Beberapa program pelatihan berbasis komunitas yang melibatkan penyuluh lapangan dan generasi muda petani mulai membuahkan hasil positif, terutama ketika pendekatannya dilakukan dalam bahasa lokal dan melalui praktik langsung di lahan. Edukasi berbasis pengalaman ini terbukti lebih efektif dalam membangun kepercayaan petani terhadap teknologi baru.

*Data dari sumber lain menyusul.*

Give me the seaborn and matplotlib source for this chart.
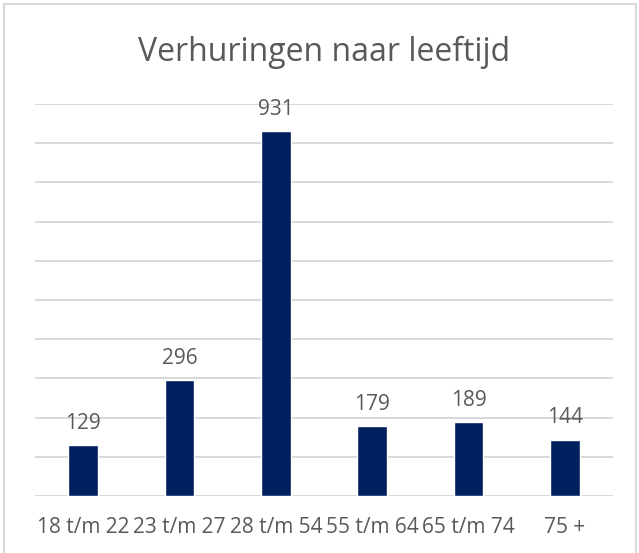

  1. Tingginya Biaya Awal Investasi

Perangkat IoT seperti sensor tanah, drone pemantau, hingga sistem otomatisasi irigasi masih tergolong mahal bagi sebagian besar petani kecil atau menengah. Biaya tidak hanya mencakup pembelian alat, tetapi juga instalasi, pemeliharaan, dan integrasi sistem. Ketidakterjangkauan ini menjadi salah satu faktor rendahnya tingkat adopsi teknologi di kalangan petani skala kecil.


  1. Tantangan Keberlanjutan dan Perawatan Perangkat

Tidak semua perangkat IoT dirancang untuk kondisi lapangan yang ekstrem, seperti kelembaban tinggi, hujan deras, atau paparan sinar matahari yang terus-menerus. Jika tidak dirawat dengan baik, perangkat mudah rusak dan membutuhkan penggantian yang mahal. Selain itu, ketersediaan layanan purna jual dan teknisi yang memahami sistem ini masih terbatas di banyak daerah.


Namun demikian, tantangan-tantangan tersebut bukanlah hambatan permanen. Dengan pendekatan kolaboratif antara pemerintah, sektor swasta, akademisi, serta komunitas petani, solusi dapat dirancang secara inklusif dan bertahap. Misalnya melalui pilot project di desa percontohan, insentif bagi startup agritech lokal, atau program pendampingan berbasis komunitas. Ke depan, penguatan ekosistem digital pertanian menjadi kunci utama agar teknologi IoT benar-benar dapat membawa perubahan nyata bagi sektor pangan Indonesia.

IoT dan precision farming adalah peluang besar bagi Indonesia untuk merevolusi sektor pertaniannya. Dengan pemanfaatan teknologi yang tepat dan inklusif, pertanian Indonesia dapat menjadi lebih tangguh, efisien, dan berkelanjutan.